Fed's Musalem says rate hike may be needed if inflation doesn't ease
St. Louis Federal Reserve President Alberto Musalem on Thursday said the central bank may need to increase its policy rate if inflation does not resume easing within the next six months, adding his voice to an increasingly hawkish cohort of Fed policymakers just as Kevin Warsh takes the reins as Fed chair.
"If we don't see disinflation in the next one to two quarters, that would concern me," Musalem said at a Central Bank of Iceland and Northwestern University economic conference in Reykjavik as he laid out scenarios that in his view may require a Fed rate hike. "Right now my view is that the risks have tilted more towards the inflation side than the labor market side."
U.S. inflation increased at its fastest pace in three years in April, data published Thursday by the Commerce Department's Bureau of Economic Analysis showed, with the personal consumption expenditures price index rising 3.8% from a year earlier on higher energy prices amid the war with Iran.
Musalem said he could see a world where a rate cut could be needed later this year, if for instance growth slows and the labor market, now stable, begins to weaken again.
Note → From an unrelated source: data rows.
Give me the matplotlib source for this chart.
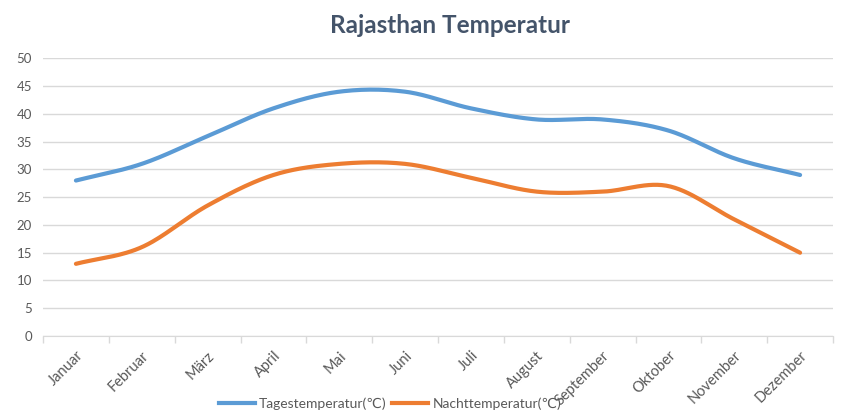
import numpy as np
import matplotlib.pyplot as plt
from matplotlib.lines import Line2D

plt.rcParams['font.family'] = ['Lato', 'DejaVu Sans']

months = ['Januar', 'Februar', 'März', 'April', 'Mai', 'Juni', 'Juli',
          'August', 'September', 'Oktober', 'November', 'Dezember']
day_temp = [28, 31, 36, 41, 44, 44, 41, 39, 39, 37, 32, 29]
night_temp = [13, 16, 23.5, 29, 31, 31, 28.5, 26, 26, 27, 21, 15]

series_names = ['Tagestemperatur(℃)', 'Nachttemperatur(℃)']
colors = ['#5B9BD5', '#ED7D31']
text_col = '#595959'
grid_col = '#D9D9D9'


def smooth(y, n=30):
    # Catmull-Rom style smoothing, like Excel's "smoothed line"
    y = np.asarray(y, dtype=float)
    p = np.concatenate([[2 * y[0] - y[1]], y, [2 * y[-1] - y[-2]]])
    xs, ys = [], []
    t = np.linspace(0, 1, n, endpoint=False)
    for i in range(1, len(p) - 2):
        p0, p1, p2, p3 = p[i - 1], p[i], p[i + 1], p[i + 2]
        m1 = (p2 - p0) / 2
        m2 = (p3 - p1) / 2
        h00 = 2 * t**3 - 3 * t**2 + 1
        h10 = t**3 - 2 * t**2 + t
        h01 = -2 * t**3 + 3 * t**2
        h11 = t**3 - t**2
        xs.append(i - 1 + t)
        ys.append(h00 * p1 + h10 * m1 + h01 * p2 + h11 * m2)
    xs.append([len(y) - 1])
    ys.append([y[-1]])
    return np.concatenate(xs), np.concatenate(ys)


fig = plt.figure(figsize=(8.5, 4.2), dpi=100)
ax = fig.add_axes([0.0506, 0.2, 0.9294, 0.661])

for vals, c in zip([day_temp, night_temp], colors):
    sx, sy = smooth(vals)
    ax.plot(sx, sy, color=c, lw=3, solid_capstyle='round', zorder=3)

ax.set_xlim(-0.5, len(months) - 0.5)
ax.set_ylim(0, 50)
ax.set_yticks(range(0, 51, 5))
ax.yaxis.grid(True, color=grid_col, lw=1)
ax.set_axisbelow(True)

ax.set_xticks(range(len(months)))
ax.set_xticklabels(months, rotation=45, ha='right', rotation_mode='anchor')
ax.set_xticks(np.arange(-0.5, len(months), 1), minor=True)
ax.tick_params(axis='x', which='major', length=0, pad=9, labelsize=10.5, labelcolor=text_col)
ax.tick_params(axis='x', which='minor', length=5, color=grid_col, width=1)
ax.tick_params(axis='y', length=0, pad=8, labelsize=9.5, labelcolor=text_col)

for s in ['top', 'right', 'left']:
    ax.spines[s].set_visible(False)
ax.spines['bottom'].set_color(grid_col)

fig.text(0.53, 0.94, 'Rajasthan Temperatur', ha='center', va='center',
         fontsize=17.5, fontweight='bold', color='#44546A')

handles = [Line2D([0], [0], color=c, lw=3) for c in colors]
fig.legend(handles, series_names, loc='center', bbox_to_anchor=(0.459, 0.038),
           ncol=2, frameon=False, fontsize=10, handlelength=2.6,
           handletextpad=0.3, columnspacing=0.4, labelcolor=text_col)

fig.savefig('out.png', dpi=100)
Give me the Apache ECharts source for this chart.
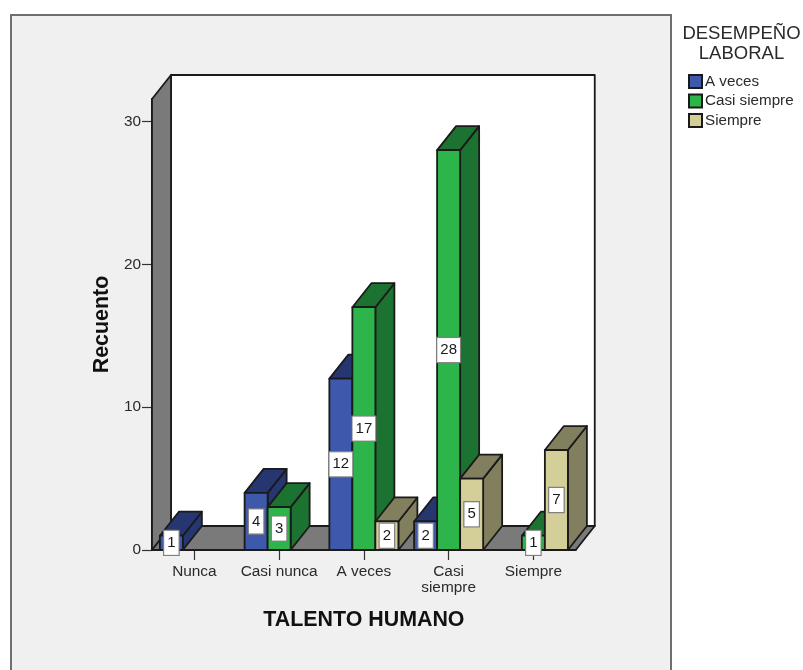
<!DOCTYPE html>
<html>
<head>
<meta charset="utf-8">
<title>Talento humano y desempeño laboral</title>
<style>
  html, body { margin: 0; padding: 0; background: #ffffff; }
  #chart { width: 803px; height: 670px; }
</style>
<script src="https://cdn.jsdelivr.net/npm/echarts@6/dist/echarts.min.js"></script>
</head>
<body>
<div id="chart"></div>
<script>
// Counts per category of TALENTO HUMANO, one list per DESEMPEÑO LABORAL level
const categories = ['Nunca', 'Casi nunca', 'A veces', 'Casi\nsiempre', 'Siempre'];
const aVeces      = [1, 4, 12, 2, null];
const casiSiempre = [null, 3, 17, 28, 1];
const siempre     = [null, null, 2, 5, 7];
const yTicks = [0, 10, 20, 30];

const seriesNames = ['A veces', 'Casi siempre', 'Siempre'];
const seriesValues = [aVeces, casiSiempre, siempre];
const frontColors = ['#3e58ac', '#2db54b', '#d4cf98'];
const shadeColors = ['#253670', '#1c7230', '#827f5e'];

const FONT = '"Liberation Sans", Arial, sans-serif';
const EDGE = '#1a1a1a';
const WALL = '#7a7a7a';
// Oblique offset of the 3D box, in pixels
const DEPTH_X = 19;
const DEPTH_Y = -24;
const SLOT_RATIO = 0.2715;

function poly(points, fill, z2) {
  return {
    type: 'polygon',
    z2: z2,
    shape: { points: points },
    style: { fill: fill, stroke: EDGE, lineWidth: 1.8, lineJoin: 'round' }
  };
}

// Back wall, side wall and floor of the box, taken from the grid rectangle
function renderWalls(params) {
  const r = params.coordSys;
  const l = r.x, t = r.y, b = r.y + r.height, w = r.x + r.width;
  const dx = DEPTH_X, dy = DEPTH_Y;
  return {
    type: 'group',
    children: [
      poly([[l + dx, t + dy], [w + dx, t + dy], [w + dx, b + dy], [l + dx, b + dy]], '#ffffff', -30),
      poly([[l, t], [l + dx, t + dy], [l + dx, b + dy], [l, b]], WALL, -20),
      poly([[l, b], [l + dx, b + dy], [w + dx, b + dy], [w, b]], WALL, -20)
    ]
  };
}

// One oblique bar: front face, top, side and its value box
function barRenderer(seriesIndex) {
  return function (params, api) {
    const cat = api.value(0);
    const val = api.value(1);
    const base = api.coord([cat, 0]);
    const head = api.coord([cat, val]);
    const slot = api.size([1, 0])[0] * SLOT_RATIO;
    const x0 = base[0] + (seriesIndex - 1.5) * slot;
    const x1 = x0 + slot;
    const yb = base[1], yt = head[1];
    const dx = DEPTH_X, dy = DEPTH_Y;
    const order = cat * 3 + seriesIndex;
    return {
      type: 'group',
      children: [
        poly([[x1, yt], [x1 + dx, yt + dy], [x1 + dx, yb + dy], [x1, yb]], shadeColors[seriesIndex], order),
        poly([[x0, yt], [x0 + dx, yt + dy], [x1 + dx, yt + dy], [x1, yt]], shadeColors[seriesIndex], order),
        poly([[x0, yt], [x1, yt], [x1, yb], [x0, yb]], frontColors[seriesIndex], order),
        {
          type: 'text',
          z2: 100,
          x: (x0 + x1) / 2,
          y: (yt + yb) / 2,
          style: {
            text: String(val),
            align: 'center',
            verticalAlign: 'middle',
            fontFamily: FONT,
            fontSize: 15,
            fill: '#1a1a1a',
            backgroundColor: '#ffffff',
            borderColor: '#808080',
            borderWidth: 1.2,
            padding: [5, 3, 4, 3]
          }
        }
      ]
    };
  };
}

const barSeries = seriesNames.map(function (name, i) {
  return {
    type: 'custom',
    name: name,
    coordinateSystem: 'cartesian2d',
    renderItem: barRenderer(i),
    itemStyle: { color: frontColors[i], borderColor: EDGE, borderWidth: 1.5 },
    encode: { x: 0, y: 1 },
    data: seriesValues[i]
      .map(function (v, c) { return [c, v]; })
      .filter(function (d) { return d[1] !== null; }),
    z: 3
  };
});

const chart = echarts.init(document.getElementById('chart'), null, { renderer: 'canvas' });
chart.setOption({
  backgroundColor: '#ffffff',
  animation: false,
  textStyle: { fontFamily: FONT },
  graphic: [{
    type: 'rect',
    z: -100,
    silent: true,
    shape: { x: 11, y: 15, width: 660, height: 670 },
    style: { fill: '#f0f0f0', stroke: '#6f6f6f', lineWidth: 2 }
  }],
  title: {
    text: 'DESEMPEÑO\nLABORAL',
    left: 736.5,
    top: 19,
    textAlign: 'center',
    textStyle: {
      fontFamily: FONT,
      fontSize: 18.5,
      fontWeight: 'normal',
      color: '#2a2a2a',
      lineHeight: 20
    }
  },
  legend: {
    orient: 'vertical',
    left: 688,
    top: 74,
    itemWidth: 13,
    itemHeight: 13,
    itemGap: 4.5,
    padding: 0,
    data: seriesNames.map(function (n) { return { name: n, icon: 'rect' }; }),
    textStyle: { fontFamily: FONT, fontSize: 15.2, color: '#2a2a2a', padding: [3, 0, 0, -2] }
  },
  grid: { left: 152, top: 99, width: 423.75, height: 451, containLabel: false },
  xAxis: {
    type: 'category',
    data: categories,
    name: 'TALENTO HUMANO',
    nameLocation: 'middle',
    nameGap: 60,
    nameTextStyle: { fontFamily: FONT, fontSize: 21.4, fontWeight: 'bold', color: '#111111' },
    axisLine: { show: true, lineStyle: { color: EDGE, width: 2 } },
    axisTick: { show: true, alignWithLabel: true, length: 10, lineStyle: { color: '#333333', width: 1.2 } },
    axisLabel: {
      fontFamily: FONT, fontSize: 15.4, color: '#2a2a2a', interval: 0,
      margin: 14, lineHeight: 16
    },
    splitLine: { show: false }
  },
  yAxis: {
    type: 'value',
    min: 0,
    max: 31.58,
    name: 'Recuento',
    nameLocation: 'middle',
    nameRotate: 90,
    nameGap: 38,
    nameTextStyle: { fontFamily: FONT, fontSize: 21.4, fontWeight: 'bold', color: '#111111' },
    axisLine: { show: true, lineStyle: { color: EDGE, width: 2 } },
    axisTick: { show: true, length: 10, customValues: yTicks, lineStyle: { color: '#333333', width: 1.2 } },
    axisLabel: {
      fontFamily: FONT, fontSize: 15.4, color: '#2a2a2a', margin: 11,
      padding: [3, 0, 0, 0], customValues: yTicks
    },
    splitLine: { show: false }
  },
  series: [{
    type: 'custom',
    name: 'paredes',
    coordinateSystem: 'cartesian2d',
    renderItem: renderWalls,
    silent: true,
    data: [[0, 0]],
    z: 1
  }].concat(barSeries)
});
</script>
</body>
</html>
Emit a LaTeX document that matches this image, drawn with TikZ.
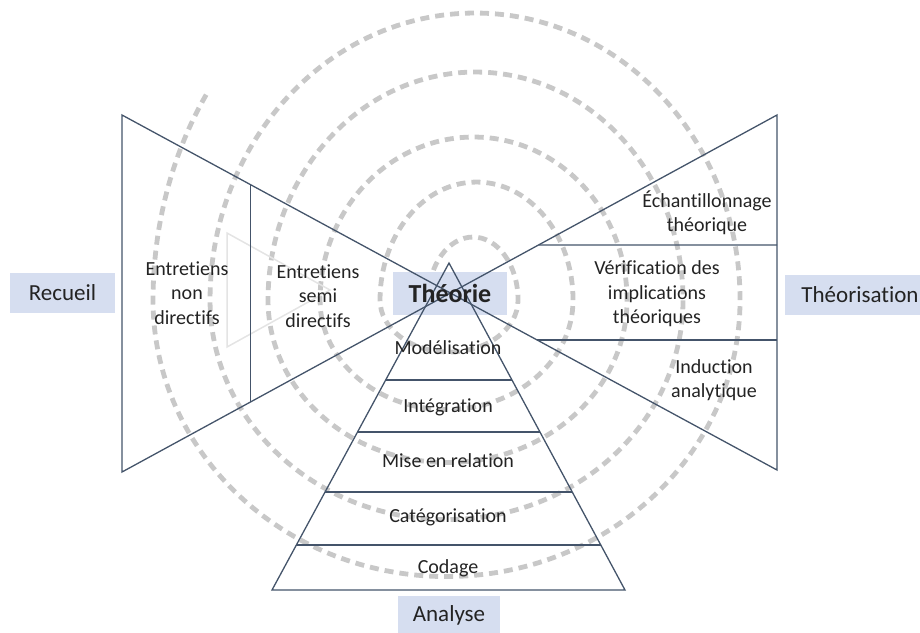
\documentclass[tikz,border=0pt]{standalone}
\usepackage{fontspec}
\setmainfont{Carlito}[Ligatures=NoCommon]
\usetikzlibrary{calc}
\definecolor{edgeblue}{RGB}{68,84,106}
\definecolor{boxblue}{RGB}{214,222,240}
\definecolor{spiralgray}{RGB}{200,200,200}
\definecolor{ghostgray}{RGB}{228,228,228}
\definecolor{inkdark}{RGB}{35,35,35}

\begin{document}
\begin{tikzpicture}[x=1pt, y=-1pt,
    edge/.style={draw=edgeblue, line width=1.3pt},
    spiral/.style={draw=spiralgray, line width=4.8pt, dash pattern=on 9pt off 6pt},
    lblbox/.style={fill=boxblue, text=inkdark, inner sep=0pt, font=\fontsize{23}{27}\selectfont},
    cell/.style={text=inkdark, align=center, font=\fontsize{20}{24.5}\selectfont}]
  \useasboundingbox (0,0) rectangle (920,632);

  % spiral, from the free end inwards
  \draw[spiral] (206.2,94.7) arc[start angle=215, end angle=180, x radius=294, y radius=358]
    arc[start angle=180, end angle=0, x radius=293.5, y radius=276.5]
    arc[start angle=0, end angle=-180, x radius=265, y radius=287]
    arc[start angle=180, end angle=0, x radius=236.5, y radius=219.5]
    arc[start angle=0, end angle=-180, x radius=207.5, y radius=228]
    arc[start angle=180, end angle=0, x radius=179.5, y radius=162.5]
    arc[start angle=0, end angle=-180, x radius=153.5, y radius=163]
    arc[start angle=180, end angle=0, x radius=126.5, y radius=109.5]
    arc[start angle=0, end angle=-180, x radius=96.5, y radius=118]
    arc[start angle=180, end angle=0, x radius=69, y radius=52]
    arc[start angle=0, end angle=-180, x radius=45, y radius=63];

  % faint triangle
  \coordinate (g1) at (227,233);
  \coordinate (g2) at (330,290);
  \coordinate (g3) at (227,347);
  \draw[ghostgray, line width=1.5pt] (g1) -- (g2) -- (g3) -- cycle;

  \node[lblbox, minimum width=114, minimum height=43] (theobox) at (450,293.5) {};

  % bow tie
  \coordinate (tl) at (122,115);
  \coordinate (bl) at (122,472);
  \coordinate (tr) at (777,115);
  \coordinate (br) at (777,470);
  \draw[edge] (tl) -- (br) -- (tr) -- (bl) -- cycle;
  \draw[edge] ($(tl)!0.196!(br)$) -- ($(bl)!0.196!(tr)$);
  \draw[edge] ($(bl)!0.636!(tr)$) -- ($(tr)!0.366!(br)$);
  \draw[edge] ($(tl)!0.634!(br)$) -- ($(tr)!0.634!(br)$);

  % pyramid
  \coordinate (apex) at (449,263);
  \coordinate (pl) at (272,590);
  \coordinate (pr) at (625,590);
  \draw[edge] (apex) -- (pl) -- (pr) -- cycle;
  \foreach \f in {0.358,0.517,0.700,0.862}
    \draw[edge] ($(apex)!\f!(pl)$) -- ($(apex)!\f!(pr)$);

  \node[text=inkdark, font=\bfseries\fontsize{26}{30}\selectfont] (theorie) at (theobox) {Théorie};
  \node[lblbox, minimum width=105, minimum height=40] (recueil) at (62.5,293) {Recueil};
  \node[lblbox, minimum width=150, minimum height=40] (theorisation) at (860,295) {Théorisation};
  \node[lblbox, minimum width=102, minimum height=38] (analyse) at (449,615) {Analyse};

  \node[cell] (nondir) at (187,293) {Entretiens\\non\\directifs};
  \node[cell] (semidir) at (318,296) {Entretiens\\semi\\directifs};
  \node[cell] (echant) at (707,213) {Échantillonnage\\théorique};
  \node[cell] (verif) at (657,294) {Vérification des\\implications\\théoriques};
  \node[cell] (induc) at (714,380) {Induction\\analytique};
  \node[cell] (modl) at (448,348) {Modélisation};
  \node[cell] (integ) at (448,407) {Intégration};
  \node[cell] (miser) at (448,461) {Mise en relation};
  \node[cell] (categ) at (448,517) {Catégorisation};
  \node[cell] (codage) at (448,568) {Codage};
\end{tikzpicture}
\end{document}
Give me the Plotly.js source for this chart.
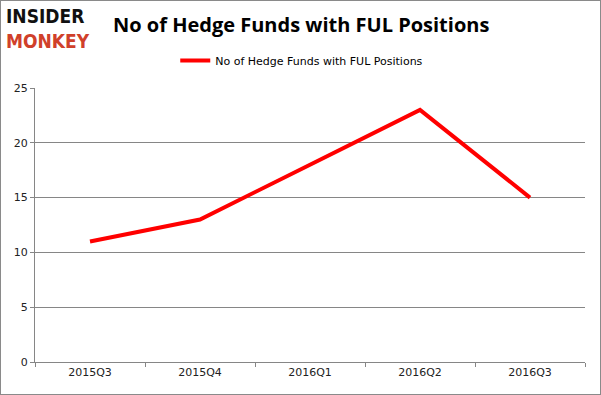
<!DOCTYPE html>
<html><head><meta charset="utf-8">
<script src="https://cdn.plot.ly/plotly-3.0.1.min.js"></script>
<style>
html,body{margin:0;padding:0;background:#fff;}
#chart{width:599px;height:393px;border:1px solid #8a8a8a;}
</style>
</head><body>
<div id="chart"></div>
<script>
const quarters = ["2015Q3","2015Q4","2016Q1","2016Q2","2016Q3"];
const funds = [11, 13, 18, 23, 15];
const seriesName = "No of Hedge Funds with FUL Positions";
const chartTitle = "No of Hedge Funds with FUL Positions";

const trace = {
  x: quarters, y: funds, type: "scatter", mode: "lines", name: seriesName,
  line: {color: "#ff0000", width: 4}
};
const layout = {
  width: 599, height: 393,
  margin: {l: 34, r: 15, t: 87, b: 32},
  paper_bgcolor: "#fff", plot_bgcolor: "#fff",
  font: {family: "DejaVu Sans, sans-serif", size: 11, color: "#222"},
  showlegend: true,
  legend: {orientation: "h", x: 0.485, xanchor: "center", y: 1.10, yanchor: "middle",
    font: {family: "DejaVu Sans, sans-serif", size: 11, color: "#000"}},
  xaxis: {type: "category", tickson: "boundaries", ticks: "outside", ticklen: 4, tickcolor: "#868686",
    showline: true, linecolor: "#868686", linewidth: 1, showgrid: false, zeroline: false,
    range: [-0.5, 4.5], fixedrange: true, tickfont: {size: 11, color: "#222"}},
  yaxis: {range: [0, 25], dtick: 5, ticks: "outside", ticklen: 4, tickcolor: "#868686",
    showline: true, linecolor: "#868686", showgrid: true, gridcolor: "#868686", gridwidth: 1,
    zeroline: false, tickfont: {size: 11, color: "#222"}, fixedrange: true},
  annotations: [
    {text: "<b>" + chartTitle + "</b>", xref: "paper", yref: "paper", x: 0.4836, y: 1.232, xanchor: "center", yanchor: "middle",
     showarrow: false, font: {family: "Open Sans, sans-serif", size: 20, color: "#000"}},
    {text: "<b>INSIDER</b>", xref: "paper", yref: "paper", x: -0.056, y: 1.262, xanchor: "left", yanchor: "middle",
     showarrow: false, font: {family: "DejaVu Sans Condensed, DejaVu Sans, sans-serif", size: 19, color: "#111"}},
    {text: "<b>MONKEY</b>", xref: "paper", yref: "paper", x: -0.056, y: 1.17, xanchor: "left", yanchor: "middle",
     showarrow: false, font: {family: "DejaVu Sans Condensed, DejaVu Sans, sans-serif", size: 19, color: "#d0402a"}}
  ]
};
Plotly.newPlot("chart", [trace], layout, {displayModeBar: false, staticPlot: true});
</script>
</body></html>
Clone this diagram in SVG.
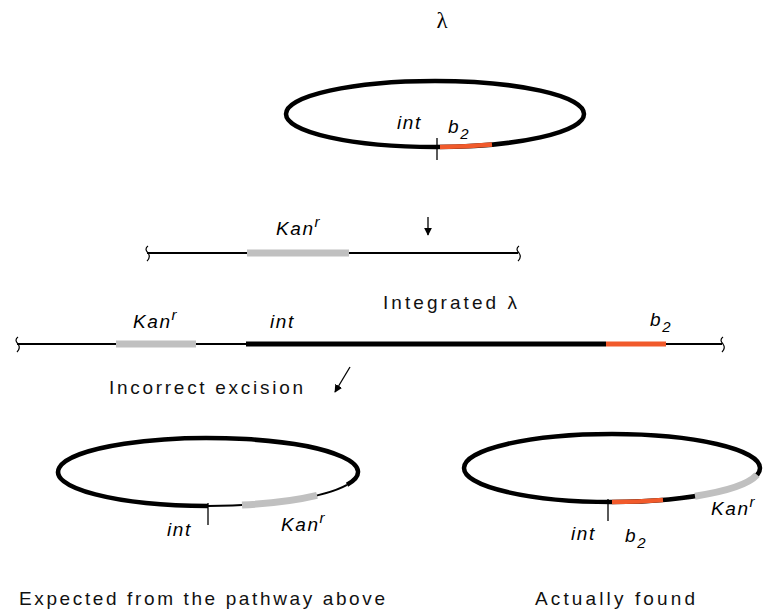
<svg xmlns="http://www.w3.org/2000/svg" width="764" height="612" viewBox="0 0 764 612">
<style>
.lbl{font-family:"Liberation Sans",Arial,sans-serif;font-size:19px;fill:#111}
.it{font-family:"Liberation Sans",Arial,sans-serif;font-size:19px;font-style:italic;fill:#000;letter-spacing:1.6px}
.sup{font-size:15px}
.thick{fill:none;stroke:#000;stroke-width:4.5}
.thin{fill:none;stroke:#000;stroke-width:2}
.gray{fill:none;stroke:#c0c0c0;stroke-width:7}
.red{fill:none;stroke:#f15a2b;stroke-width:4.5}
.tick{stroke:#000;stroke-width:1.3}
.sq{fill:none;stroke:#000;stroke-width:1.2}
</style>
<defs>
<marker id="ah" viewBox="0 0 10 10" refX="9" refY="5" markerWidth="8" markerHeight="8" markerUnits="userSpaceOnUse" orient="auto">
<path d="M0,0 L10,5 L0,10 z" fill="#000"/>
</marker>
</defs>
<rect width="764" height="612" fill="#fff"/>

<g id="lambda-title">
<text x="442" y="28" font-family="Liberation Serif,serif" font-size="23" text-anchor="middle">λ</text>
</g>

<g id="lambda-circle">
<ellipse cx="435" cy="114" rx="149" ry="33" class="thick"/>
<path d="M440,147 A149,33 0 0 0 492,144.5" class="red"/>
<line x1="437" y1="138" x2="437" y2="160" class="tick"/>
<text x="397" y="129" class="it">int</text>
<text x="448" y="133" class="it">b<tspan class="sup" font-size="19" dy="6">2</tspan></text>
</g>

<g id="chromosome">
<line x1="147" y1="253" x2="518" y2="253" class="thin"/>
<line x1="247" y1="253" x2="349" y2="253" class="gray"/>
<path d="M148,246 q-4,3 0,7 q3,4 -1,8" class="sq"/>
<path d="M519,246 q-4,3 0,7 q3,4 -1,8" class="sq"/>
<text x="276" y="235" class="it">Kan<tspan class="sup" dy="-8">r</tspan></text>
</g>

<g id="integrated">
<text x="383" y="309" class="lbl" textLength="134" lengthAdjust="spacing">Integrated λ</text>
<line x1="17" y1="344" x2="722" y2="344" class="thin"/>
<line x1="116" y1="344" x2="196" y2="344" class="gray"/>
<line x1="246" y1="344" x2="606" y2="344" stroke="#000" stroke-width="5"/>
<line x1="606" y1="344" x2="666" y2="344" stroke="#f15a2b" stroke-width="5"/>
<path d="M18,337 q-4,3 0,7 q3,4 -1,8" class="sq"/>
<path d="M723,337 q-4,3 0,7 q3,4 -1,8" class="sq"/>
<text x="133" y="328" class="it">Kan<tspan class="sup" dy="-8">r</tspan></text>
<text x="270" y="328" class="it">int</text>
<text x="650" y="326" class="it">b<tspan class="sup" font-size="19" dy="6">2</tspan></text>
</g>

<g id="excision-label">
<text x="109" y="394" class="lbl" textLength="194" lengthAdjust="spacing">Incorrect excision</text>
</g>

<g id="expected">
<path d="M208,506 A150,34 0 1 1 347,484.8" class="thick"/>
<path d="M347,484.8 A150,34 0 0 1 208,506" class="thin"/>
<path d="M317,495.4 A150,34 0 0 1 242,505.1" class="gray" stroke-width="6"/>
<line x1="208" y1="503" x2="208" y2="525" class="tick"/>
<text x="167" y="536" class="it">int</text>
<text x="281" y="531" class="it">Kan<tspan class="sup" dy="-8">r</tspan></text>
<text x="19" y="605" class="lbl" textLength="366" lengthAdjust="spacing">Expected from the pathway above</text>
</g>

<g id="found">
<ellipse cx="612" cy="468" rx="148" ry="34" class="thick"/>
<path d="M612,502 A148,34 0 0 0 663,499.9" class="red"/>
<path d="M695,496.2 A148,34 0 0 0 757,474.8" class="gray" stroke-width="5"/>
<line x1="608" y1="499" x2="608" y2="521" class="tick"/>
<text x="571" y="540" class="it">int</text>
<text x="625" y="542" class="it">b<tspan class="sup" font-size="19" dy="6">2</tspan></text>
<text x="711" y="515" class="it">Kan<tspan class="sup" dy="-8">r</tspan></text>
<text x="535" y="605" class="lbl" textLength="160" lengthAdjust="spacing">Actually found</text>
</g>

<g id="connectors">
<line x1="428" y1="217" x2="428" y2="235" stroke="#000" stroke-width="1.3" marker-end="url(#ah)"/>
<line x1="350" y1="367" x2="335" y2="392" stroke="#000" stroke-width="1.3" marker-end="url(#ah)"/>
</g>
</svg>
Unemployment was 4.3% in April and economists expect it to stay there this month.
But he made clear that he is more worried about the opposite scenario, especially if inflation expectations continue to drift higher or remain elevated, a signal that the public doesn't believe the Fed will beat back inflation and that the worries could become self-fulfilling.
"I see risks that inflation may not converge to target as we would like," he said. "So we need to be very vigilant."
Musalem's hawkish remarks followed a speech in which he warned of the risks of banking on AI's potential for boosting productivity, and therefore pushing down on inflation, before there is clear evidence it is doing so.
Warsh, who was sworn in as Fed chair less than a week ago, has said he believes AI will be a strong disinflationary force, a view that suggests he could support the easier monetary policy that President Donald Trump says the economy needs and that he expects Warsh to deliver.
The Fed has kept its policy rate in the 3.50%-3.75% range all year and financial markets are pricing in a better-than-even chance of a rate hike by the end of 2026. Central bankers next meet to set policy in mid-June.